— start SOURCE RECORDS —

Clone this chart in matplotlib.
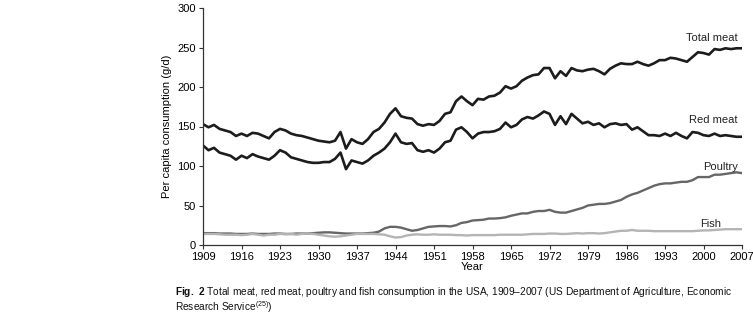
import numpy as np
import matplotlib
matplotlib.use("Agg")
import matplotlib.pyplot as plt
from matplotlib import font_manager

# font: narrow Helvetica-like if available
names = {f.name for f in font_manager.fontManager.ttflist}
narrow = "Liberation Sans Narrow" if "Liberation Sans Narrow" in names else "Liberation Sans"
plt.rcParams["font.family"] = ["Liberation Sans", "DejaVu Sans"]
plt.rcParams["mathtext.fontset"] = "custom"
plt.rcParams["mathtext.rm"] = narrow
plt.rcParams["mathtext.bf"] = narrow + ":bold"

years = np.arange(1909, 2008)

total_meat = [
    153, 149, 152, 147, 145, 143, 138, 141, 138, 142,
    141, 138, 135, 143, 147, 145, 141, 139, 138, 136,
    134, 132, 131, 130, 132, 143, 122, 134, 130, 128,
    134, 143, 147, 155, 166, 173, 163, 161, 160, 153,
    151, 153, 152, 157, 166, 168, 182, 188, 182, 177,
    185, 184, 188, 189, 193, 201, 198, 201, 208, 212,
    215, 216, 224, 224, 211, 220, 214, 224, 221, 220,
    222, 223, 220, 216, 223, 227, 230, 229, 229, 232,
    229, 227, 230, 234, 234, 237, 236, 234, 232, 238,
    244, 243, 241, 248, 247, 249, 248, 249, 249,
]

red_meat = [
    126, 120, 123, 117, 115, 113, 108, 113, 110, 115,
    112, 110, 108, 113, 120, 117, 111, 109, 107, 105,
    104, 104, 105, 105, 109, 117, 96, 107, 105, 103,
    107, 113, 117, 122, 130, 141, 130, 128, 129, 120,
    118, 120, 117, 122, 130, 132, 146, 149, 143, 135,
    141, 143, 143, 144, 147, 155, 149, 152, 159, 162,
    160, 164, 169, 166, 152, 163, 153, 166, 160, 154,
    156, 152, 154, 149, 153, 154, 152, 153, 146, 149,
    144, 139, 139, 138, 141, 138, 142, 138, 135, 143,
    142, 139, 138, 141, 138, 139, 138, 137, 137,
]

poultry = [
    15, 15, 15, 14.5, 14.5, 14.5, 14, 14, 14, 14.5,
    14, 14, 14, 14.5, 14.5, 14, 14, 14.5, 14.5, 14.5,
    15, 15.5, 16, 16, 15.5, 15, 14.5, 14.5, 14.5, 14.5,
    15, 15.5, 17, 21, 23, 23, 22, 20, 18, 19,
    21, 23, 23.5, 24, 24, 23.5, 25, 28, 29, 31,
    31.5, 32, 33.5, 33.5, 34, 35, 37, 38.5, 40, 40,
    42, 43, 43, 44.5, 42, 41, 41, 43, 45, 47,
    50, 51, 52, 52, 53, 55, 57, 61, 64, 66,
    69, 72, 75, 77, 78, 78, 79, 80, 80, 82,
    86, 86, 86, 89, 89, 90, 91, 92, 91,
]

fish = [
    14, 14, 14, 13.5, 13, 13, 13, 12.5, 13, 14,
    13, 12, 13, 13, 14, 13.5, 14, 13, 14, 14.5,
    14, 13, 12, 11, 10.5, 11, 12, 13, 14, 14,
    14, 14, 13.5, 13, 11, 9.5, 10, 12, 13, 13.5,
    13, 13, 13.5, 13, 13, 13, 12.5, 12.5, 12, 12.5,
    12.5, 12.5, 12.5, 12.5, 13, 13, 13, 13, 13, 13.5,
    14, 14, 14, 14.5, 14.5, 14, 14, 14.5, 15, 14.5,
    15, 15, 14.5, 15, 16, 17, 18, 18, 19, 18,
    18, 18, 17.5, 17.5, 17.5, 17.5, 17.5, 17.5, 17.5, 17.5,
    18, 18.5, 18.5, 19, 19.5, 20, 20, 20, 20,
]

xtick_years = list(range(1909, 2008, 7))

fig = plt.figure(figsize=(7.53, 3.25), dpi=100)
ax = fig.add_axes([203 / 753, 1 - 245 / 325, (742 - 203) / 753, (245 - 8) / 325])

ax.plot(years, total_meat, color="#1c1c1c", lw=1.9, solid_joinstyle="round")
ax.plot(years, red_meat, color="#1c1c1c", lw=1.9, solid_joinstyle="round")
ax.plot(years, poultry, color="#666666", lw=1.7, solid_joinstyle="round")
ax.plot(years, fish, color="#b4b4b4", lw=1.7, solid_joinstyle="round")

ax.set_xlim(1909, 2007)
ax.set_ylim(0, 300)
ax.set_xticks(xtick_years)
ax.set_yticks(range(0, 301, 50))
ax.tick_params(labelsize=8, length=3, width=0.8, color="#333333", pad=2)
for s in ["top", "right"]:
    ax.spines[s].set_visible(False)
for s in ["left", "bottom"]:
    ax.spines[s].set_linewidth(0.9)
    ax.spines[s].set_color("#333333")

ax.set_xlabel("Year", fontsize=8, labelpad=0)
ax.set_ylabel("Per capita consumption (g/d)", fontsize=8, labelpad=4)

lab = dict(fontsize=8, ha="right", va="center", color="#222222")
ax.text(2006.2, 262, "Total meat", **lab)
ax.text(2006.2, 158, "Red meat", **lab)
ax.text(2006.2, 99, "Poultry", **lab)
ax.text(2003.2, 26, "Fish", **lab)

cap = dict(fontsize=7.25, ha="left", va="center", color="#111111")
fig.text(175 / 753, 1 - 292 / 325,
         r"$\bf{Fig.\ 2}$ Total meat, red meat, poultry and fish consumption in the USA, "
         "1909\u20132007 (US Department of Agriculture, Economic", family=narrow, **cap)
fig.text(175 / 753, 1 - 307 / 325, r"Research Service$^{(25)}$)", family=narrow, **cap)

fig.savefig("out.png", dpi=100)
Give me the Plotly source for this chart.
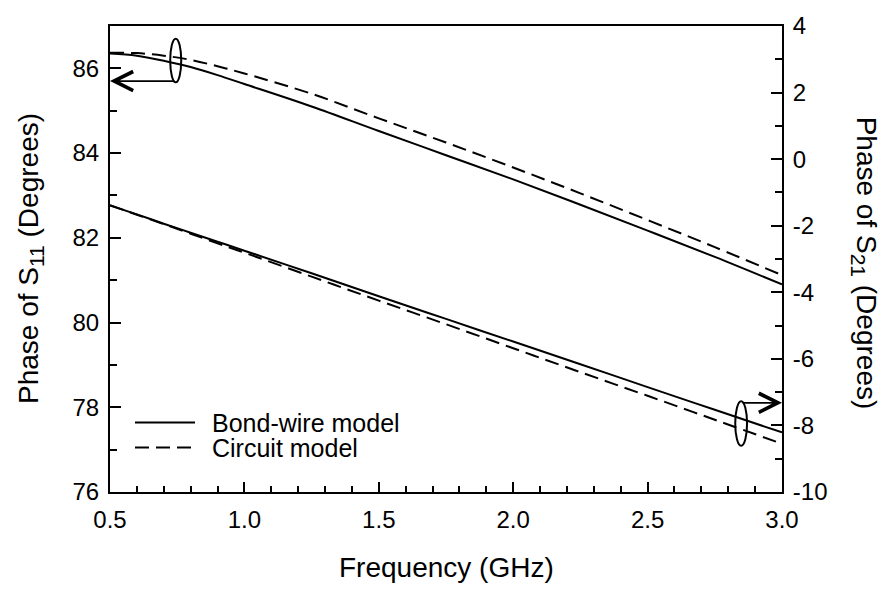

— end SOURCE RECORDS —

Reproduce the data word for word, excluding its pictures.

Clone this chart in matplotlib.
import numpy as np
import matplotlib
matplotlib.use("Agg")
import matplotlib.pyplot as plt
from matplotlib import font_manager

# font: narrow Helvetica-like if available
names = {f.name for f in font_manager.fontManager.ttflist}
narrow = "Liberation Sans Narrow" if "Liberation Sans Narrow" in names else "Liberation Sans"
plt.rcParams["font.family"] = ["Liberation Sans", "DejaVu Sans"]
plt.rcParams["mathtext.fontset"] = "custom"
plt.rcParams["mathtext.rm"] = narrow
plt.rcParams["mathtext.bf"] = narrow + ":bold"

years = np.arange(1909, 2008)

total_meat = [
    153, 149, 152, 147, 145, 143, 138, 141, 138, 142,
    141, 138, 135, 143, 147, 145, 141, 139, 138, 136,
    134, 132, 131, 130, 132, 143, 122, 134, 130, 128,
    134, 143, 147, 155, 166, 173, 163, 161, 160, 153,
    151, 153, 152, 157, 166, 168, 182, 188, 182, 177,
    185, 184, 188, 189, 193, 201, 198, 201, 208, 212,
    215, 216, 224, 224, 211, 220, 214, 224, 221, 220,
    222, 223, 220, 216, 223, 227, 230, 229, 229, 232,
    229, 227, 230, 234, 234, 237, 236, 234, 232, 238,
    244, 243, 241, 248, 247, 249, 248, 249, 249,
]

red_meat = [
    126, 120, 123, 117, 115, 113, 108, 113, 110, 115,
    112, 110, 108, 113, 120, 117, 111, 109, 107, 105,
    104, 104, 105, 105, 109, 117, 96, 107, 105, 103,
    107, 113, 117, 122, 130, 141, 130, 128, 129, 120,
    118, 120, 117, 122, 130, 132, 146, 149, 143, 135,
    141, 143, 143, 144, 147, 155, 149, 152, 159, 162,
    160, 164, 169, 166, 152, 163, 153, 166, 160, 154,
    156, 152, 154, 149, 153, 154, 152, 153, 146, 149,
    144, 139, 139, 138, 141, 138, 142, 138, 135, 143,
    142, 139, 138, 141, 138, 139, 138, 137, 137,
]

poultry = [
    15, 15, 15, 14.5, 14.5, 14.5, 14, 14, 14, 14.5,
    14, 14, 14, 14.5, 14.5, 14, 14, 14.5, 14.5, 14.5,
    15, 15.5, 16, 16, 15.5, 15, 14.5, 14.5, 14.5, 14.5,
    15, 15.5, 17, 21, 23, 23, 22, 20, 18, 19,
    21, 23, 23.5, 24, 24, 23.5, 25, 28, 29, 31,
    31.5, 32, 33.5, 33.5, 34, 35, 37, 38.5, 40, 40,
    42, 43, 43, 44.5, 42, 41, 41, 43, 45, 47,
    50, 51, 52, 52, 53, 55, 57, 61, 64, 66,
    69, 72, 75, 77, 78, 78, 79, 80, 80, 82,
    86, 86, 86, 89, 89, 90, 91, 92, 91,
]

fish = [
    14, 14, 14, 13.5, 13, 13, 13, 12.5, 13, 14,
    13, 12, 13, 13, 14, 13.5, 14, 13, 14, 14.5,
    14, 13, 12, 11, 10.5, 11, 12, 13, 14, 14,
    14, 14, 13.5, 13, 11, 9.5, 10, 12, 13, 13.5,
    13, 13, 13.5, 13, 13, 13, 12.5, 12.5, 12, 12.5,
    12.5, 12.5, 12.5, 12.5, 13, 13, 13, 13, 13, 13.5,
    14, 14, 14, 14.5, 14.5, 14, 14, 14.5, 15, 14.5,
    15, 15, 14.5, 15, 16, 17, 18, 18, 19, 18,
    18, 18, 17.5, 17.5, 17.5, 17.5, 17.5, 17.5, 17.5, 17.5,
    18, 18.5, 18.5, 19, 19.5, 20, 20, 20, 20,
]

xtick_years = list(range(1909, 2008, 7))

fig = plt.figure(figsize=(7.53, 3.25), dpi=100)
ax = fig.add_axes([203 / 753, 1 - 245 / 325, (742 - 203) / 753, (245 - 8) / 325])

ax.plot(years, total_meat, color="#1c1c1c", lw=1.9, solid_joinstyle="round")
ax.plot(years, red_meat, color="#1c1c1c", lw=1.9, solid_joinstyle="round")
ax.plot(years, poultry, color="#666666", lw=1.7, solid_joinstyle="round")
ax.plot(years, fish, color="#b4b4b4", lw=1.7, solid_joinstyle="round")

ax.set_xlim(1909, 2007)
ax.set_ylim(0, 300)
ax.set_xticks(xtick_years)
ax.set_yticks(range(0, 301, 50))
ax.tick_params(labelsize=8, length=3, width=0.8, color="#333333", pad=2)
for s in ["top", "right"]:
    ax.spines[s].set_visible(False)
for s in ["left", "bottom"]:
    ax.spines[s].set_linewidth(0.9)
    ax.spines[s].set_color("#333333")

ax.set_xlabel("Year", fontsize=8, labelpad=0)
ax.set_ylabel("Per capita consumption (g/d)", fontsize=8, labelpad=4)

lab = dict(fontsize=8, ha="right", va="center", color="#222222")
ax.text(2006.2, 262, "Total meat", **lab)
ax.text(2006.2, 158, "Red meat", **lab)
ax.text(2006.2, 99, "Poultry", **lab)
ax.text(2003.2, 26, "Fish", **lab)

cap = dict(fontsize=7.25, ha="left", va="center", color="#111111")
fig.text(175 / 753, 1 - 292 / 325,
         r"$\bf{Fig.\ 2}$ Total meat, red meat, poultry and fish consumption in the USA, "
         "1909\u20132007 (US Department of Agriculture, Economic", family=narrow, **cap)
fig.text(175 / 753, 1 - 307 / 325, r"Research Service$^{(25)}$)", family=narrow, **cap)

fig.savefig("out.png", dpi=100)
Give me the Plotly source for this chart.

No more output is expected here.